**Given problem**
Leave out all pictures. Return exactly the lines from the top of the material through the line containing "['29', '30', '31', '01', '02', '03', '04', '05'];".

**Dataset excerpt**
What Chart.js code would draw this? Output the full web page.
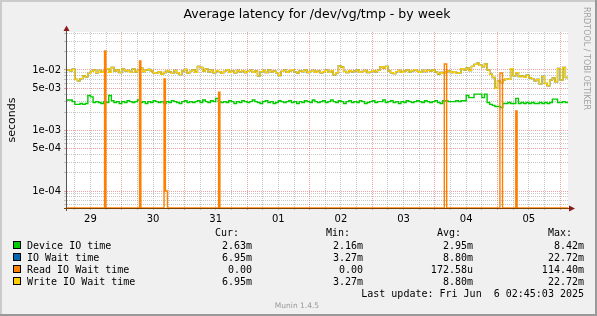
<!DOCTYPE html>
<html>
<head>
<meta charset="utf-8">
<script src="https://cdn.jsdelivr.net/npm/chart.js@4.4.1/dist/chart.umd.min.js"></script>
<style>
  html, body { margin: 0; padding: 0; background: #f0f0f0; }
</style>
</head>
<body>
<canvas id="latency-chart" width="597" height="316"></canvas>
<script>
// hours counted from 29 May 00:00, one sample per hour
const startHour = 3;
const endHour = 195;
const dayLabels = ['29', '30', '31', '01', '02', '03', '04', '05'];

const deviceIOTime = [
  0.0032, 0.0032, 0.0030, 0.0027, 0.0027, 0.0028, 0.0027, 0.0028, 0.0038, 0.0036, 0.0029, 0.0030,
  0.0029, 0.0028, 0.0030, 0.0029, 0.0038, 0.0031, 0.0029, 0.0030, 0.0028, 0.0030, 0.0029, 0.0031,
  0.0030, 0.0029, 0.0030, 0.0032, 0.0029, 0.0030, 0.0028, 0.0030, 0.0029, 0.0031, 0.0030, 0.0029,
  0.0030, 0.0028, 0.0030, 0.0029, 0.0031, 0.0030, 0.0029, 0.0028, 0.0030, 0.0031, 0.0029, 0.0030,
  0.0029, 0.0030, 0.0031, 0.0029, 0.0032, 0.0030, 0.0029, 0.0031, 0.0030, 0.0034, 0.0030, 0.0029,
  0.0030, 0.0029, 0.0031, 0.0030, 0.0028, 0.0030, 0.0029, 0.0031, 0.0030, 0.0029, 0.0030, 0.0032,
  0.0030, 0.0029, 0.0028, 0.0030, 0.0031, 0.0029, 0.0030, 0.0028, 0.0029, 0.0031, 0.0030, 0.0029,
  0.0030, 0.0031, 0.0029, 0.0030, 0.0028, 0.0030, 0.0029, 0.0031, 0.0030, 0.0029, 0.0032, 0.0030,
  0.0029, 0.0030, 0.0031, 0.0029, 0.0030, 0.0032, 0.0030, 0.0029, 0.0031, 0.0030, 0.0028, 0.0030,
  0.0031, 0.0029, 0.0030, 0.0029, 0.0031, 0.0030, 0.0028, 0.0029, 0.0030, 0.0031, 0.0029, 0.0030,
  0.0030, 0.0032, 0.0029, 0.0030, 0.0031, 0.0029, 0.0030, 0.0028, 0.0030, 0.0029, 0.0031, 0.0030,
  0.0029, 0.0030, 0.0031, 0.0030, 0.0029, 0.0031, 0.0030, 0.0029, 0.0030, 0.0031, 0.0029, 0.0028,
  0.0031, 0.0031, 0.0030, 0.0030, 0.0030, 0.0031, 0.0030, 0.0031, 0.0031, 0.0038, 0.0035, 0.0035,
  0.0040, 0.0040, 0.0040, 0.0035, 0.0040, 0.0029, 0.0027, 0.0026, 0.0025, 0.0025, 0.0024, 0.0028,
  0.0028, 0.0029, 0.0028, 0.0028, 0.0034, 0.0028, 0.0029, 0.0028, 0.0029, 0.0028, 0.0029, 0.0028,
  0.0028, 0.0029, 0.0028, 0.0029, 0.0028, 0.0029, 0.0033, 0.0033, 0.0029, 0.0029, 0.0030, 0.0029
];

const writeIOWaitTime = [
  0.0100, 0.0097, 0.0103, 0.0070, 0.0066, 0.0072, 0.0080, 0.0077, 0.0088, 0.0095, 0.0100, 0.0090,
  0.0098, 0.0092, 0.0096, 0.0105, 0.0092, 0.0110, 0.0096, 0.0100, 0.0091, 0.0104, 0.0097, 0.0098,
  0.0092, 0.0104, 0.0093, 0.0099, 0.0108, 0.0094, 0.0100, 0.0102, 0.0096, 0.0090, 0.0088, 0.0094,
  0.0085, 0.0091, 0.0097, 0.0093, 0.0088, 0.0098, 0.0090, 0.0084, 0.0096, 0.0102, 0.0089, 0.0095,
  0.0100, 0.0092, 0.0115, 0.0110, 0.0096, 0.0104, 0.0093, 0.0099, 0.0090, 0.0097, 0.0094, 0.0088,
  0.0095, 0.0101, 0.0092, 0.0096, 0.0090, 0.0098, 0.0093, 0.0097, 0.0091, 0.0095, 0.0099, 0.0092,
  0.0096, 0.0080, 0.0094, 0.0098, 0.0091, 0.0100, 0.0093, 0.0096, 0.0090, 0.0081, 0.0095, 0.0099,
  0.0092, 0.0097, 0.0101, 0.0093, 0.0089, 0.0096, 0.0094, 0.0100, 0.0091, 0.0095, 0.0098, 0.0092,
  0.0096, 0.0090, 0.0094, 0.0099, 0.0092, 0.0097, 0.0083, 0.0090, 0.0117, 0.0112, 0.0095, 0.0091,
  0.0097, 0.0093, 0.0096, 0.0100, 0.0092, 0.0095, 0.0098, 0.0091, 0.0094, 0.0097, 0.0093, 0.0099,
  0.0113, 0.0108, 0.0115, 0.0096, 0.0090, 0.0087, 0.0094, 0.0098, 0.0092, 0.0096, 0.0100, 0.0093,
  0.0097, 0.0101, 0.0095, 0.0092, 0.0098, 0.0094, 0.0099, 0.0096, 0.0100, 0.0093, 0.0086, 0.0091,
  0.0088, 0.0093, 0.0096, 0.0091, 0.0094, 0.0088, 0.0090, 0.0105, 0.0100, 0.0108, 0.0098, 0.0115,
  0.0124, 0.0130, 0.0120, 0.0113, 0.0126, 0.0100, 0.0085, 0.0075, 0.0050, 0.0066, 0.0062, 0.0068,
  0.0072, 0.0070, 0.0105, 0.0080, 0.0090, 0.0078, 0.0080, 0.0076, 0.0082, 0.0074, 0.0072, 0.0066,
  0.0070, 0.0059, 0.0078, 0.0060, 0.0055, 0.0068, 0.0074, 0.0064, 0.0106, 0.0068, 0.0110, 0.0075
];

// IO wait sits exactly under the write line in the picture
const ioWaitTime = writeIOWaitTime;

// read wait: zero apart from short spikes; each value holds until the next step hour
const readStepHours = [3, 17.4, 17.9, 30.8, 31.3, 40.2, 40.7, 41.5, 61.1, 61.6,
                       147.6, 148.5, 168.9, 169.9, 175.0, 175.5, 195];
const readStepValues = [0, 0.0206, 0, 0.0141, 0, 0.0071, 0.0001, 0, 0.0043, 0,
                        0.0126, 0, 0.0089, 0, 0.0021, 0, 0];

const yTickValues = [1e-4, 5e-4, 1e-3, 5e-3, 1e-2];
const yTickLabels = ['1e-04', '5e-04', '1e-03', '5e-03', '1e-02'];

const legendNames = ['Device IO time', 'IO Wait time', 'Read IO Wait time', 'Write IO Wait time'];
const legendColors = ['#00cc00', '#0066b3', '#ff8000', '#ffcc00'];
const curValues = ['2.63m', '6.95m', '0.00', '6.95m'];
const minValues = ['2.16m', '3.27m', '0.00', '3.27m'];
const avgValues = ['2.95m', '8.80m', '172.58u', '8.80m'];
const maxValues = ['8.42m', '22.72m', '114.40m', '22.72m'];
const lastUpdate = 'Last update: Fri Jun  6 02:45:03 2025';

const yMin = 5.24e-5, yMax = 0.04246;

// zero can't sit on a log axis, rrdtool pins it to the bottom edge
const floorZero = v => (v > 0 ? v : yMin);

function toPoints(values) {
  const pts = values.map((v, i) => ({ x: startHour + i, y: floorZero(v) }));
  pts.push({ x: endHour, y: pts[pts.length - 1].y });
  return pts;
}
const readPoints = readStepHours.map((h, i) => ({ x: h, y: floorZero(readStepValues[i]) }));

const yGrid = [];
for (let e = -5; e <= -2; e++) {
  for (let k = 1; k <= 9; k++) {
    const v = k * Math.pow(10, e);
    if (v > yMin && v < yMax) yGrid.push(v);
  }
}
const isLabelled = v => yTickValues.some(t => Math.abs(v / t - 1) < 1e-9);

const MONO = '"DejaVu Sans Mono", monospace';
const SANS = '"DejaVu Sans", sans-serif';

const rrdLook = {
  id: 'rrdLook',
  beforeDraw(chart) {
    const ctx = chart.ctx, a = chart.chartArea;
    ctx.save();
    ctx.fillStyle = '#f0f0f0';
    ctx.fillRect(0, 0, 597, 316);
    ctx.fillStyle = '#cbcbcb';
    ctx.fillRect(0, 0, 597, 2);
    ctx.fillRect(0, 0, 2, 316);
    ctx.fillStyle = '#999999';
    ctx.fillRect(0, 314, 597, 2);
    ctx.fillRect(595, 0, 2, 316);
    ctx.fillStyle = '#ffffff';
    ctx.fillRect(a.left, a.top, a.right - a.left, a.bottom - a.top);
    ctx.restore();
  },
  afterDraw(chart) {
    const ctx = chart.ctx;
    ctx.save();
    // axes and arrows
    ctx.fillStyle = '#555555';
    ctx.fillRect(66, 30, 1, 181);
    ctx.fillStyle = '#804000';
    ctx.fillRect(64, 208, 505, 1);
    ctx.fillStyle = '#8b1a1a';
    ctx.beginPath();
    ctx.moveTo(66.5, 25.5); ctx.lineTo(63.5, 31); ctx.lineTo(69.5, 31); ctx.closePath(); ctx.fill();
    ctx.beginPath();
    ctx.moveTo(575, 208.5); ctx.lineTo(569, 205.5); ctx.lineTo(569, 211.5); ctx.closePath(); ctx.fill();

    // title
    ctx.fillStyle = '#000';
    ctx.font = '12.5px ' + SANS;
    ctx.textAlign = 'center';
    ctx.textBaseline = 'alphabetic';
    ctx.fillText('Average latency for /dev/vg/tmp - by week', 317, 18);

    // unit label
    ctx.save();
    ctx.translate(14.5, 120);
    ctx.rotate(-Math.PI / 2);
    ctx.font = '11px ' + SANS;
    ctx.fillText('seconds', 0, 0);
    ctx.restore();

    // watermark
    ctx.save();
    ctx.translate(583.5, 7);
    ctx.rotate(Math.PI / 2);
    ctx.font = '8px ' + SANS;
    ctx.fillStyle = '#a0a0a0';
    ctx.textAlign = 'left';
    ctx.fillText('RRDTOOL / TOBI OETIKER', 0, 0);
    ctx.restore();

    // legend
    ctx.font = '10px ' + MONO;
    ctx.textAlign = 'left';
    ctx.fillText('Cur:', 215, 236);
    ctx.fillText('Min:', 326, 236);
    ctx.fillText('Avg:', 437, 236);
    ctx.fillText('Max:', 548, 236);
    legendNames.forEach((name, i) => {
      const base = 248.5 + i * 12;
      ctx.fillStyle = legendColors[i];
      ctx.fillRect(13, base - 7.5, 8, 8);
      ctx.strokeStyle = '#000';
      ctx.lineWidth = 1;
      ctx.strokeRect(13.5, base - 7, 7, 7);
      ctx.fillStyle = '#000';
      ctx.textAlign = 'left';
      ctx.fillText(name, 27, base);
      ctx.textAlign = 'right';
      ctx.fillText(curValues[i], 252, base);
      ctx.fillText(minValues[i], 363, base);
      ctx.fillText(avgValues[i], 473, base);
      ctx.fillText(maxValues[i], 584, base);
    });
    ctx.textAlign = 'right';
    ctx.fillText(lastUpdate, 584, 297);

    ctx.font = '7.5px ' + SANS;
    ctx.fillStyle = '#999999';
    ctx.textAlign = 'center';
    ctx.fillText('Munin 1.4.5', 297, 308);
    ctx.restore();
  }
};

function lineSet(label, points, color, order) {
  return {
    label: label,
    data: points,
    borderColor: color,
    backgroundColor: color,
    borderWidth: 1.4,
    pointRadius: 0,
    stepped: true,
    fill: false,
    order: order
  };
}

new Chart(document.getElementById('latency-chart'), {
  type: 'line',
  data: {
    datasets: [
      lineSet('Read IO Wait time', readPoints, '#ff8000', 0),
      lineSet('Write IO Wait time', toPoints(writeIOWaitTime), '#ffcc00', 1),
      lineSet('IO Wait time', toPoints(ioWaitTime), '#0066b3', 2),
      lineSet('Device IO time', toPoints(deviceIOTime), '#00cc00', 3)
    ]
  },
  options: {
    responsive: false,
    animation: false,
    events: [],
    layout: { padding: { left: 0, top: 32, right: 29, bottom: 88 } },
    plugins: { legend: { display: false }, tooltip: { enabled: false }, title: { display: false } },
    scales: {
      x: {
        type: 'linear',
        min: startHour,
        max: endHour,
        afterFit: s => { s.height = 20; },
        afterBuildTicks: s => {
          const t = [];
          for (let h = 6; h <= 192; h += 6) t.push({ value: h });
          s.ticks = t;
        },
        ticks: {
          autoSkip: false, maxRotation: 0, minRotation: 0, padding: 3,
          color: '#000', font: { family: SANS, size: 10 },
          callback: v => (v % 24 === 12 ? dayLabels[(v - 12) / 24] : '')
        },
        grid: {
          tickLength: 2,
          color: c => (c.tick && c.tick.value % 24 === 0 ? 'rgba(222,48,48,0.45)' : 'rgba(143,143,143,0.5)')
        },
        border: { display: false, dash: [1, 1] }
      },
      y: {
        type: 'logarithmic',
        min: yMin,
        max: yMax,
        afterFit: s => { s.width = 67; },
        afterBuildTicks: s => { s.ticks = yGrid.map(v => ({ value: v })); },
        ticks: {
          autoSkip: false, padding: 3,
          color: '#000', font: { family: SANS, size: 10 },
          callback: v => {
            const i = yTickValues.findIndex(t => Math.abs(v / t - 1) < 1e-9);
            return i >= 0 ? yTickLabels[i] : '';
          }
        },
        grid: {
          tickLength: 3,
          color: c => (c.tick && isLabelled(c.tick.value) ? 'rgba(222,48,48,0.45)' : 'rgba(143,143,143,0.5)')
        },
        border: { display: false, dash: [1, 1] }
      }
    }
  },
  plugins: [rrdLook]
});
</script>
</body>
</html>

**Written response**
What Chart.js code would draw this? Output the full web page.
<!DOCTYPE html>
<html>
<head>
<meta charset="utf-8">
<script src="https://cdn.jsdelivr.net/npm/chart.js@4.4.1/dist/chart.umd.min.js"></script>
<style>
  html, body { margin: 0; padding: 0; background: #f0f0f0; }
</style>
</head>
<body>
<canvas id="latency-chart" width="597" height="316"></canvas>
<script>
// hours counted from 29 May 00:00, one sample per hour
const startHour = 3;
const endHour = 195;
const dayLabels = ['29', '30', '31', '01', '02', '03', '04', '05'];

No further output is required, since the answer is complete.